### WHAT YOU WILL DO
Return the listing below exactly, with the pictures dropped.
### PROVIDED DATA
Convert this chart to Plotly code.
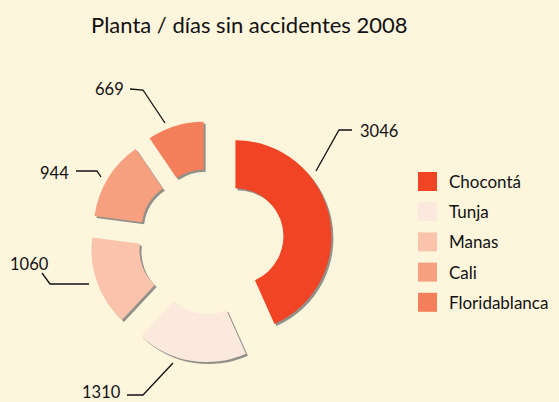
import plotly.graph_objects as go

# ---- data ----
categories = ["Chocontá", "Tunja", "Manas", "Cali", "Floridablanca"]
values = [3046, 1310, 1060, 944, 669]
colors = ["#F04424", "#FCE9DE", "#FAC4AC", "#F7A07F", "#F47F5A"]
title_text = "Planta / días sin accidentes 2008"

# ---- layout constants (pixels) ----
W, H = 559, 402
BG = "#FEF5DD"
FONT = "Lato"
CX, CY = 211, 241.5      # pie centre
R = 96                   # outer radius
PULL = 0.26
HOLE = 0.5
SH_DX, SH_DY = 2, 2      # shadow offset

def px(x):
    return x / W

def py(y):
    return 1 - y / H

ext = R * (1 + PULL)

def domain(dx=0, dy=0):
    return dict(x=[px(CX + dx - ext), px(CX + dx + ext)],
                y=[py(CY + dy + ext), py(CY + dy - ext)])

fig = go.Figure()
# shadow pie
fig.add_trace(go.Pie(
    labels=categories, values=values, sort=False, direction="clockwise",
    rotation=0, hole=HOLE, pull=[PULL] * len(values),
    marker=dict(colors=["rgba(110,110,110,0.75)"] * len(values)),
    textinfo="none", hoverinfo="skip", showlegend=False,
    domain=domain(SH_DX, SH_DY),
))
# main pie
fig.add_trace(go.Pie(
    labels=categories, values=values, sort=False, direction="clockwise",
    rotation=0, hole=HOLE, pull=[PULL] * len(values),
    marker=dict(colors=colors),
    textinfo="none", showlegend=False,
    domain=domain(),
))

# ---- value labels with leader lines (label layout, pixels) ----
label_layout = [
    # text x, text y, anchor, leader polyline
    (358, 131, "left",  [(316, 171), (339, 130), (352, 130)]),
    (123, 392, "right", [(127, 395), (143, 395), (173, 363)]),
    (51, 264, "right",  [(42, 273), (50, 284), (89, 284)]),
    (71, 173, "right",  [(76, 171), (97, 171), (101, 177)]),
    (126, 89, "right",  [(130, 89), (143, 90), (165, 123)]),
]
shapes = []
annotations = []
for v, (tx, ty, anc, pts) in zip(values, label_layout):
    path = "M " + " L ".join(f"{px(x)},{py(y)}" for x, y in pts)
    shapes.append(dict(type="path", xref="paper", yref="paper", path=path,
                       line=dict(color="#111111", width=1.3)))
    annotations.append(dict(text=str(v), x=px(tx), y=py(ty), xref="paper", yref="paper",
                            xanchor=anc, yanchor="middle", showarrow=False,
                            font=dict(family=FONT, size=16.5, color="#111111")))

# ---- custom legend ----
LEG_X, LEG_Y0, LEG_DY, SQ = 418, 172, 30.2, 19
for i, (cat, col) in enumerate(zip(categories, colors)):
    y0 = LEG_Y0 + i * LEG_DY
    shapes.append(dict(type="rect", xref="paper", yref="paper",
                       x0=px(LEG_X), x1=px(LEG_X + SQ), y0=py(y0 + SQ), y1=py(y0),
                       fillcolor=col, line=dict(width=0)))
    annotations.append(dict(text=cat, x=px(447), y=py(y0 + SQ / 2), xref="paper", yref="paper",
                            xanchor="left", yanchor="middle", showarrow=False,
                            font=dict(family=FONT, size=17, color="#111111")))

# ---- title ----
annotations.append(dict(text=title_text, x=px(249.5), y=py(25), xref="paper", yref="paper",
                        xanchor="center", yanchor="middle", showarrow=False,
                        font=dict(family=FONT, size=22, color="#111111")))

fig.update_layout(
    width=W, height=H, margin=dict(l=0, r=0, t=0, b=0),
    paper_bgcolor=BG, plot_bgcolor=BG,
    shapes=shapes, annotations=annotations, showlegend=False,
)
fig.write_html("out.html")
######
### THE OUTPUT
Convert this chart to Plotly code.
import plotly.graph_objects as go

# ---- data ----
categories = ["Chocontá", "Tunja", "Manas", "Cali", "Floridablanca"]
values = [3046, 1310, 1060, 944, 669]
colors = ["#F04424", "#FCE9DE", "#FAC4AC", "#F7A07F", "#F47F5A"]
title_text = "Planta / días sin accidentes 2008"

# ---- layout constants (pixels) ----
W, H = 559, 402
BG = "#FEF5DD"
FONT = "Lato"
CX, CY = 211, 241.5      # pie centre
R = 96                   # outer radius
PULL = 0.26
HOLE = 0.5
SH_DX, SH_DY = 2, 2      # shadow offset

def px(x):
    return x / W

def py(y):
    return 1 - y / H

ext = R * (1 + PULL)

def domain(dx=0, dy=0):
    return dict(x=[px(CX + dx - ext), px(CX + dx + ext)],
                y=[py(CY + dy + ext), py(CY + dy - ext)])

fig = go.Figure()
# shadow pie
fig.add_trace(go.Pie(
    labels=categories, values=values, sort=False, direction="clockwise",
    rotation=0, hole=HOLE, pull=[PULL] * len(values),
    marker=dict(colors=["rgba(110,110,110,0.75)"] * len(values)),
    textinfo="none", hoverinfo="skip", showlegend=False,
    domain=domain(SH_DX, SH_DY),
))
# main pie
fig.add_trace(go.Pie(
    labels=categories, values=values, sort=False, direction="clockwise",
    rotation=0, hole=HOLE, pull=[PULL] * len(values),
    marker=dict(colors=colors),
    textinfo="none", showlegend=False,
    domain=domain(),
))

# ---- value labels with leader lines (label layout, pixels) ----
label_layout = [
    # text x, text y, anchor, leader polyline
    (358, 131, "left",  [(316, 171), (339, 130), (352, 130)]),
    (123, 392, "right", [(127, 395), (143, 395), (173, 363)]),
    (51, 264, "right",  [(42, 273), (50, 284), (89, 284)]),
    (71, 173, "right",  [(76, 171), (97, 171), (101, 177)]),
    (126, 89, "right",  [(130, 89), (143, 90), (165, 123)]),
]
shapes = []
annotations = []
for v, (tx, ty, anc, pts) in zip(values, label_layout):
    path = "M " + " L ".join(f"{px(x)},{py(y)}" for x, y in pts)
    shapes.append(dict(type="path", xref="paper", yref="paper", path=path,
                       line=dict(color="#111111", width=1.3)))
    annotations.append(dict(text=str(v), x=px(tx), y=py(ty), xref="paper", yref="paper",
                            xanchor=anc, yanchor="middle", showarrow=False,
                            font=dict(family=FONT, size=16.5, color="#111111")))

# ---- custom legend ----
LEG_X, LEG_Y0, LEG_DY, SQ = 418, 172, 30.2, 19
for i, (cat, col) in enumerate(zip(categories, colors)):
    y0 = LEG_Y0 + i * LEG_DY
    shapes.append(dict(type="rect", xref="paper", yref="paper",
                       x0=px(LEG_X), x1=px(LEG_X + SQ), y0=py(y0 + SQ), y1=py(y0),
                       fillcolor=col, line=dict(width=0)))
    annotations.append(dict(text=cat, x=px(447), y=py(y0 + SQ / 2), xref="paper", yref="paper",
                            xanchor="left", yanchor="middle", showarrow=False,
                            font=dict(family=FONT, size=17, color="#111111")))

# ---- title ----
annotations.append(dict(text=title_text, x=px(249.5), y=py(25), xref="paper", yref="paper",
                        xanchor="center", yanchor="middle", showarrow=False,
                        font=dict(family=FONT, size=22, color="#111111")))

fig.update_layout(
    width=W, height=H, margin=dict(l=0, r=0, t=0, b=0),
    paper_bgcolor=BG, plot_bgcolor=BG,
    shapes=shapes, annotations=annotations, showlegend=False,
)
fig.write_html("out.html")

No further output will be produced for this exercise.